E il tempo è passato. E oggi ne posso parlare.
Oggi ho un passato anch’io. Questo qui. Ce l’ho. E ne parlo come se fosse il migliore possibile. E comprendo che forse il senso è esattamente questo. Essere re dei propri trascorsi, avere radici ben piantate per non finire lontano al primo alito di vento. Ma mi vien da ridere.
Qual è il tempo migliore di ciascuno? Quello in cui si sogna di appartenere a un passato impossibile, o quello in cui si ricorda il passato che è capitato di vivere?
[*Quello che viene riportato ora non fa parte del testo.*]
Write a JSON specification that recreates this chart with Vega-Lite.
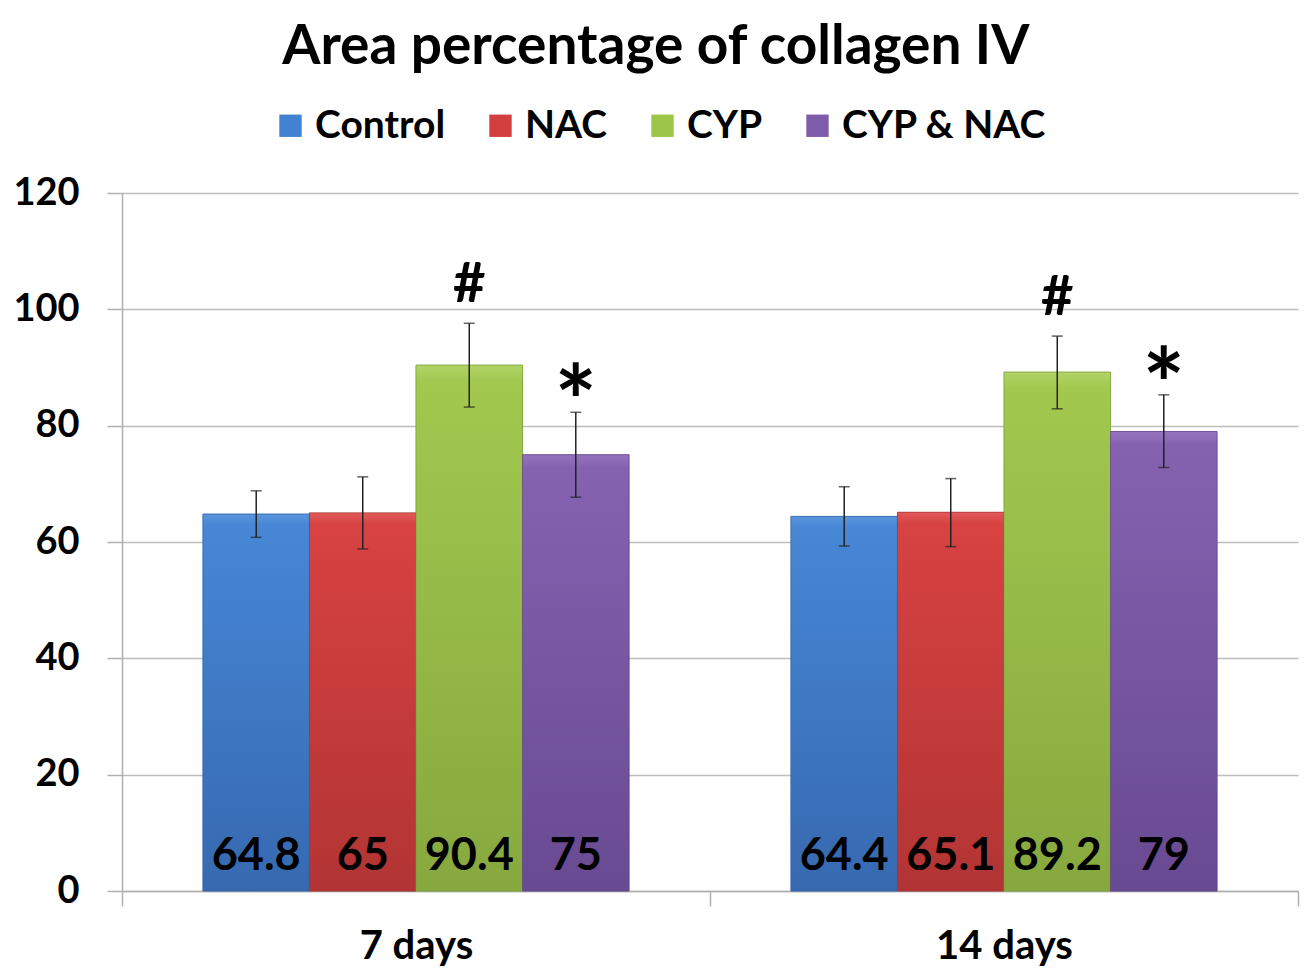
{
  "$schema": "https://vega.github.io/schema/vega-lite/v6.json",
  "width": 1176,
  "height": 698,
  "autosize": {"type": "pad"},
  "padding": {"left": 12, "right": 7, "top": 20, "bottom": 0},
  "background": "white",
  "title": {"text": "Area percentage of collagen IV", "fontSize": 55, "font": "Lato", "fontWeight": "bold", "color": "black", "anchor": "middle", "frame": "bounds", "offset": 30},
  "config": {
    "view": {"stroke": null},
    "font": "Lato",
    "axis": {"labelFont": "Lato", "labelFontWeight": "bold", "labelFontSize": 38, "labelColor": "black", "domainColor": "#b0b0b0", "tickColor": "#b0b0b0", "gridColor": "#bdbdbd", "domainWidth": 1.5, "tickWidth": 1.5, "gridWidth": 1.5, "title": null}
  },
  "data": {"values": [
    {"day": "7 days", "group": "Control", "value": 64.8, "lower": 60.8, "upper": 68.8, "sig": ""},
    {"day": "7 days", "group": "NAC", "value": 65, "lower": 58.8, "upper": 71.2, "sig": ""},
    {"day": "7 days", "group": "CYP", "value": 90.4, "lower": 83.2, "upper": 97.6, "sig": "#"},
    {"day": "7 days", "group": "CYP & NAC", "value": 75, "lower": 67.7, "upper": 82.3, "sig": "*"},
    {"day": "14 days", "group": "Control", "value": 64.4, "lower": 59.3, "upper": 69.5, "sig": ""},
    {"day": "14 days", "group": "NAC", "value": 65.1, "lower": 59.2, "upper": 70.9, "sig": ""},
    {"day": "14 days", "group": "CYP", "value": 89.2, "lower": 82.9, "upper": 95.4, "sig": "#"},
    {"day": "14 days", "group": "CYP & NAC", "value": 79, "lower": 72.8, "upper": 85.3, "sig": "*"}
  ]},
  "encoding": {
    "x": {"field": "day", "type": "nominal", "sort": ["7 days", "14 days"],
      "scale": {"paddingInner": 0, "paddingOuter": 0},
      "axis": {"labelAngle": 0, "tickBand": "extent", "tickSize": 15, "labelPadding": 20, "labelFontSize": 40, "grid": false}},
    "xOffset": {"field": "group", "type": "nominal", "sort": ["Control", "NAC", "CYP", "CYP & NAC"],
      "scale": {"paddingInner": 0, "paddingOuter": 0.76}}
  },
  "layer": [
    {
      "mark": {"type": "bar", "strokeWidth": 1, "strokeOpacity": 0.6},
      "encoding": {
        "y": {"field": "value", "type": "quantitative", "scale": {"domain": [0, 120], "nice": false},
          "axis": {"values": [0, 20, 40, 60, 80, 100, 120], "tickSize": 15, "labelPadding": 28, "grid": true}},
        "color": {"field": "group", "type": "nominal", "sort": ["Control", "NAC", "CYP", "CYP & NAC"],
          "scale": {"domain": ["Control", "NAC", "CYP", "CYP & NAC"], "range": ["#4282d2", "#d33f3f", "#9dc649", "#7f5caa"]},
          "legend": {"orient": "none", "legendX": 149, "legendY": -87, "direction": "horizontal", "title": null,
            "symbolType": "square", "symbolSize": 500, "symbolStrokeWidth": 0, "symbolOpacity": 1,
            "labelFont": "Lato", "labelFontWeight": "bold", "labelFontSize": 39, "labelColor": "black", "labelLimit": 500,
            "columnPadding": 35, "labelOffset": 5}},
        "stroke": {"field": "group", "type": "nominal", "scale": {"domain": ["Control", "NAC", "CYP", "CYP & NAC"], "range": ["#2f64a8", "#a83030", "#7a9e35", "#5f4288"]}, "legend": null}
      }
    },
    {
      "mark": {"type": "bar", "strokeWidth": 1, "strokeOpacity": 0.6},
      "encoding": {
        "y": {"field": "value", "type": "quantitative"},
        "fill": {"condition": [
          {"test": "datum.group == 'Control'", "value": {"gradient": "linear", "x1": 0, "y1": 0, "x2": 0, "y2": 1, "stops": [{"offset": 0, "color": "#5b95dd"}, {"offset": 0.03, "color": "#4787d6"}, {"offset": 1, "color": "#3669b0"}]}},
          {"test": "datum.group == 'NAC'", "value": {"gradient": "linear", "x1": 0, "y1": 0, "x2": 0, "y2": 1, "stops": [{"offset": 0, "color": "#e25a5a"}, {"offset": 0.03, "color": "#d84242"}, {"offset": 1, "color": "#b23434"}]}},
          {"test": "datum.group == 'CYP'", "value": {"gradient": "linear", "x1": 0, "y1": 0, "x2": 0, "y2": 1, "stops": [{"offset": 0, "color": "#b2d468"}, {"offset": 0.03, "color": "#a2c84f"}, {"offset": 1, "color": "#87a83e"}]}}
        ], "value": {"gradient": "linear", "x1": 0, "y1": 0, "x2": 0, "y2": 1, "stops": [{"offset": 0, "color": "#9574be"}, {"offset": 0.03, "color": "#8462b0"}, {"offset": 1, "color": "#684a92"}]}},
        "stroke": {"field": "group", "type": "nominal", "legend": null}
      }
    },
    {
      "mark": {"type": "rule", "color": "#222222", "strokeWidth": 1.5},
      "encoding": {"y": {"field": "lower", "type": "quantitative"}, "y2": {"field": "upper"}}
    },
    {
      "mark": {"type": "tick", "color": "#222222", "thickness": 1.5, "size": 11, "orient": "horizontal"},
      "encoding": {"y": {"field": "lower", "type": "quantitative"}}
    },
    {
      "mark": {"type": "tick", "color": "#222222", "thickness": 1.5, "size": 11, "orient": "horizontal"},
      "encoding": {"y": {"field": "upper", "type": "quantitative"}}
    },
    {
      "mark": {"type": "text", "baseline": "alphabetic", "dy": -21, "fontSize": 45, "fontWeight": "bold", "font": "Lato", "color": "black"},
      "encoding": {"y": {"datum": 0, "type": "quantitative"}, "text": {"field": "value", "type": "quantitative"}}
    },
    {
      "transform": [{"filter": "datum.sig == '#'"}],
      "mark": {"type": "text", "baseline": "alphabetic", "dy": -21, "fontSize": 56, "fontWeight": "bold", "font": "Lato", "color": "black"},
      "encoding": {"y": {"field": "upper", "type": "quantitative"}, "text": {"field": "sig"}}
    },
    {
      "transform": [{"filter": "datum.sig == '*'"}],
      "mark": {"type": "text", "baseline": "alphabetic", "dy": 26, "fontSize": 100, "fontWeight": "bold", "font": "Lato", "color": "black"},
      "encoding": {"y": {"field": "upper", "type": "quantitative"}, "text": {"field": "sig"}}
    }
  ]
}
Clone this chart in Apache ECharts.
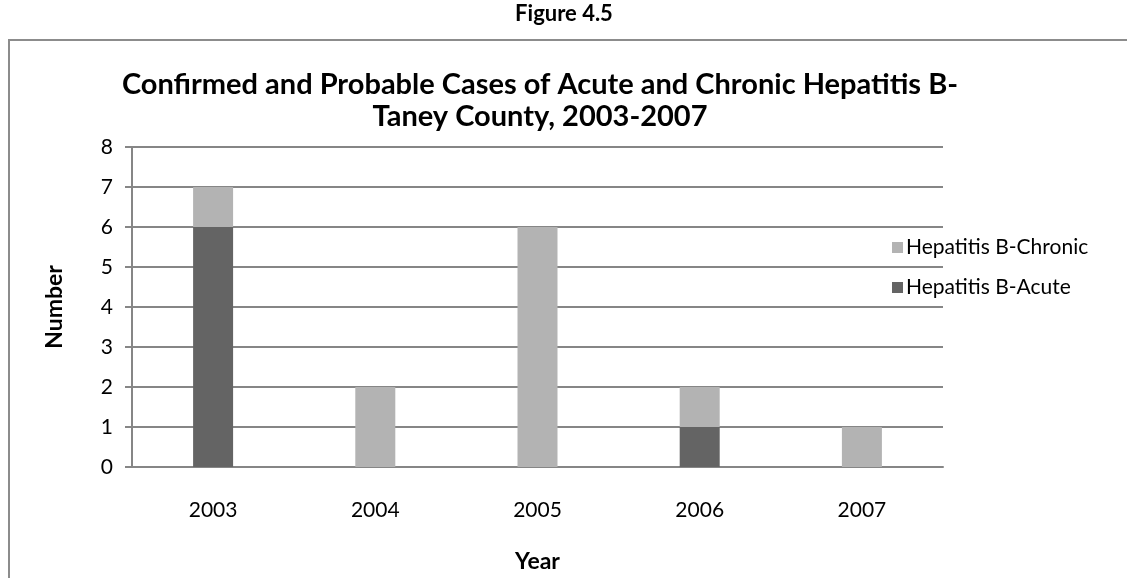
<!DOCTYPE html>
<html>
<head>
<meta charset="utf-8">
<script src="https://cdn.jsdelivr.net/npm/echarts@6/dist/echarts.min.js"></script>
<style>
  html, body { margin: 0; padding: 0; background: #fff; }
  #chart { width: 1127px; height: 578px; }
</style>
</head>
<body>
<div id="chart"></div>
<script>
const years = ['2003', '2004', '2005', '2006', '2007']
const acute = [6, 0, 0, 1, 0]
const chronic = [1, 2, 6, 1, 1]
const yTicks = [0, 1, 2, 3, 4, 5, 6, 7, 8]

const font = 'Lato'
const chart = echarts.init(document.getElementById('chart'))

chart.setOption({
  animation: false,
  textStyle: { fontFamily: font },
  title: [
    {
      text: 'Figure 4.5',
      left: 564,
      top: 3,
      textAlign: 'center',
      padding: 0,
      textStyle: { fontFamily: font, fontSize: 22, fontWeight: 'bold', color: '#000' }
    },
    {
      text: 'Confirmed and Probable Cases of Acute and Chronic Hepatitis B-\nTaney County, 2003-2007',
      left: 540,
      top: 69,
      textAlign: 'center',
      padding: 0,
      textStyle: { fontFamily: font, fontSize: 29, fontWeight: 'bold', color: '#000', lineHeight: 32 }
    }
  ],
  graphic: [
    {
      type: 'polyline',
      shape: { points: [[9, 578], [9, 40], [1127, 40]] },
      style: { stroke: '#8c8c8c', lineWidth: 2, fill: null }
    }
  ],
  legend: {
    data: ['Hepatitis B-Chronic', 'Hepatitis B-Acute'],
    orient: 'vertical',
    left: 892,
    top: 237,
    padding: 0,
    itemWidth: 11,
    itemHeight: 11,
    itemGap: 19,
    icon: 'rect',
    textStyle: { fontFamily: font, fontSize: 21, color: '#000', padding: [0, 0, 0, -2] }
  },
  grid: {
    left: 132,
    right: 184,
    top: 147,
    bottom: 111,
    containLabel: false
  },
  xAxis: {
    type: 'category',
    data: years,
    name: 'Year',
    nameLocation: 'middle',
    nameGap: 83,
    nameTextStyle: { fontFamily: font, fontSize: 23, fontWeight: 'bold', color: '#000' },
    axisLine: { lineStyle: { color: '#868686', width: 2 } },
    axisTick: { show: false },
    axisLabel: { fontFamily: font, fontSize: 21, color: '#000', margin: 33 }
  },
  yAxis: {
    type: 'value',
    min: yTicks[0],
    max: yTicks[yTicks.length - 1],
    interval: 1,
    name: 'Number',
    nameLocation: 'middle',
    nameGap: 66,
    nameTextStyle: { fontFamily: font, fontSize: 23, fontWeight: 'bold', color: '#000' },
    axisLine: { show: true, lineStyle: { color: '#868686', width: 2 } },
    axisTick: { show: true, length: 7, lineStyle: { color: '#868686', width: 2 } },
    axisLabel: { fontFamily: font, fontSize: 21, color: '#000', margin: 19 },
    splitLine: { lineStyle: { color: '#868686', width: 2 } }
  },
  series: [
    {
      name: 'Hepatitis B-Acute',
      type: 'bar',
      stack: 'cases',
      data: acute,
      barWidth: 40,
      itemStyle: { color: '#646464' }
    },
    {
      name: 'Hepatitis B-Chronic',
      type: 'bar',
      stack: 'cases',
      data: chronic,
      barWidth: 40,
      itemStyle: { color: '#b3b3b3' }
    }
  ]
})
</script>
</body>
</html>
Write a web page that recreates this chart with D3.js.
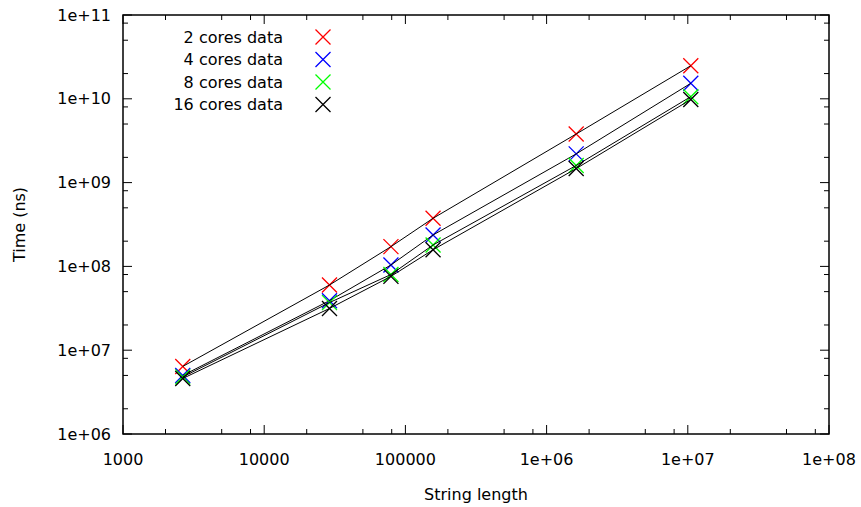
<!DOCTYPE html>
<html><head><meta charset="utf-8">
<script src="https://cdn.jsdelivr.net/npm/d3@7"></script>
<style>body{margin:0;background:#fff}svg{display:block}text{font-family:"DejaVu Sans",sans-serif;font-size:16px;fill:#000}</style>
</head><body><svg id="c" width="861" height="507"></svg>
<script>
const lengths = [2650, 29000, 79000, 157000, 1620000, 10500000];
const seriesNames = ["2 cores data", "4 cores data", "8 cores data", "16 cores data"];
const seriesColors = ["#ff0000", "#0000ff", "#00ff00", "#000000"];
const cores2 = [6.4e6, 6.0e7, 1.72e8, 3.75e8, 3.8e9, 2.48e10];
const cores4 = [5.0e6, 3.9e7, 1.04e8, 2.37e8, 2.2e9, 1.53e10];
const cores8 = [4.8e6, 3.7e7, 8.0e7, 1.8e8, 1.6e9, 1.06e10];
const cores16 = [4.6e6, 3.15e7, 7.6e7, 1.58e8, 1.47e9, 9.8e9];
const seriesValues = [cores2, cores4, cores8, cores16];
const xTickValues = [1e3, 1e4, 1e5, 1e6, 1e7, 1e8];
const xTickLabels = ["1000", "10000", "100000", "1e+06", "1e+07", "1e+08"];
const yTickValues = [1e6, 1e7, 1e8, 1e9, 1e10, 1e11];
const yTickLabels = ["1e+06", "1e+07", "1e+08", "1e+09", "1e+10", "1e+11"];

const L = 123, R = 829, T = 15, B = 434;
const svg = d3.select("#c");
const x = d3.scaleLog().domain([1e3, 1e8]).range([L, R]);
const y = d3.scaleLog().domain([1e6, 1e11]).range([B, T]);

const minorX = [], minorY = [];
for (let d = 3; d < 8; d++) for (const m of [2, 5, 8]) minorX.push(m * Math.pow(10, d));
for (let d = 6; d < 11; d++) for (const m of [2, 5, 8]) minorY.push(m * Math.pow(10, d));

const g = svg.append("g");
function tk(x1, y1, x2, y2) { g.append("line").attr("x1", x1).attr("y1", y1).attr("x2", x2).attr("y2", y2).attr("stroke", "#000").attr("stroke-width", 1); }
xTickValues.forEach(v => { const px = x(v); tk(px, B, px, B - 9); tk(px, T, px, T + 9); });
minorX.forEach(v => { const px = x(v); tk(px, B, px, B - 5); tk(px, T, px, T + 5); });
yTickValues.forEach(v => { const py = y(v); tk(L, py, L + 9, py); tk(R, py, R - 9, py); });
minorY.forEach(v => { const py = y(v); tk(L, py, L + 5, py); tk(R, py, R - 5, py); });

xTickValues.forEach((v, i) => g.append("text").attr("x", x(v)).attr("y", B + 25).attr("text-anchor", "middle").attr("dominant-baseline", "central").text(xTickLabels[i]));
yTickValues.forEach((v, i) => g.append("text").attr("x", L - 12).attr("y", y(v)).attr("text-anchor", "end").attr("dominant-baseline", "central").text(yTickLabels[i]));

svg.append("text").attr("x", (L + R) / 2).attr("y", 494).attr("text-anchor", "middle").attr("dominant-baseline", "central").text("String length");
svg.append("text").attr("transform", `translate(19,${(T + B) / 2}) rotate(-90)`).attr("text-anchor", "middle").attr("dominant-baseline", "central").text("Time (ns)");

function cross(sel, cx, cy, col) {
  const s = 7.5;
  sel.append("path").attr("d", `M${cx - s},${cy - s}L${cx + s},${cy + s}M${cx - s},${cy + s}L${cx + s},${cy - s}`)
    .attr("stroke", col).attr("stroke-width", 1.3).attr("fill", "none");
}
const line = d3.line().x((d, i) => x(lengths[i])).y(d => y(d));
const pg = svg.append("g");
seriesValues.forEach((vals, si) => {
  vals.forEach((v, i) => cross(pg, x(lengths[i]), y(v), seriesColors[si]));
  pg.append("path").attr("d", line(vals)).attr("fill", "none").attr("stroke", "#000").attr("stroke-width", 1);
});

const legY = [37, 59.5, 82, 104.5];
seriesNames.forEach((n, i) => {
  svg.append("text").attr("x", 283).attr("y", legY[i]).attr("text-anchor", "end").attr("dominant-baseline", "central").text(n);
  cross(svg, 323, legY[i], seriesColors[i]);
});

svg.append("rect").attr("x", L).attr("y", T).attr("width", R - L).attr("height", B - T).attr("fill", "none").attr("stroke", "#000").attr("stroke-width", 1.5);
</script></body></html>
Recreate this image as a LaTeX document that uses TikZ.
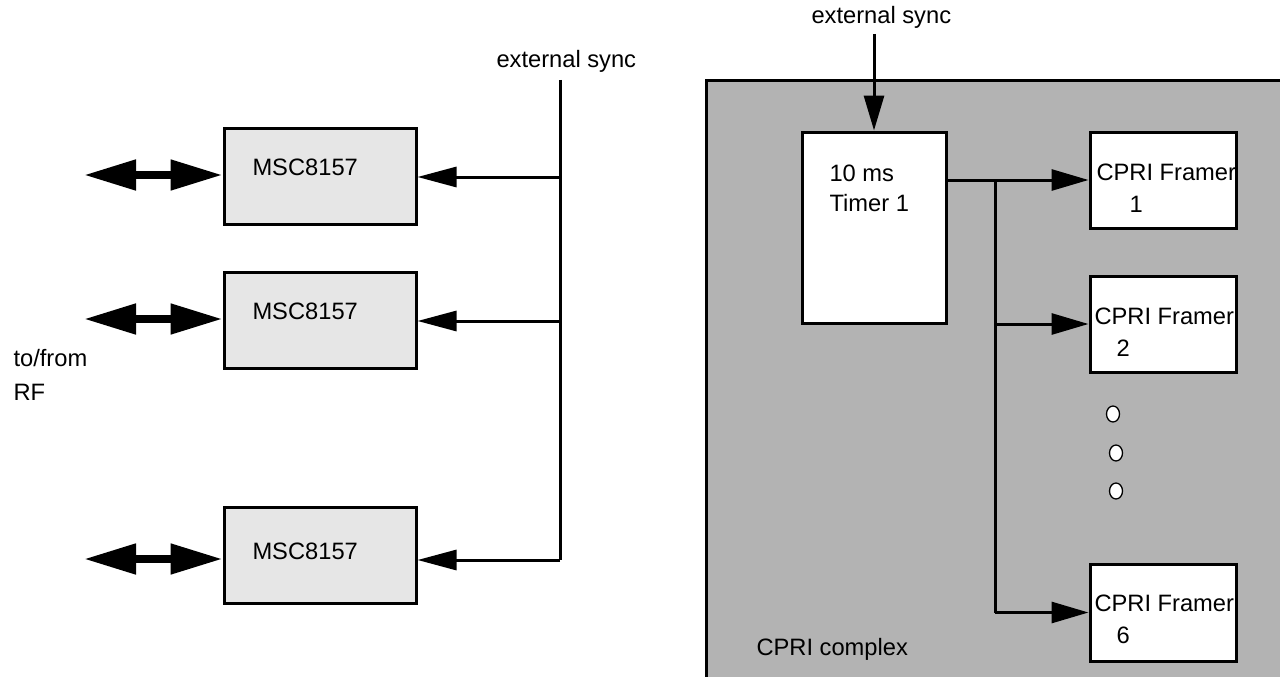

Vedo i miei cugini più piccoli – e vedrò i miei figli – ascoltarmi con attenzione, rapiti dalle mie parole, come se questo mio tempo – quel passato in cui loro non potranno esserci – sia stato il migliore possibile. Il cerchio della vita? Forse. O forse sarà che abbiamo tutti un tale disperato bisogno di provare qualcosa, di emozionarci, che ci buttiamo gli uni sugli altri.
Ci scaldiamo, mescolandoci, esaurendoci, e ci divertiamo a ricordare insieme, con una certa nostalgia, il tepore di certe carezze.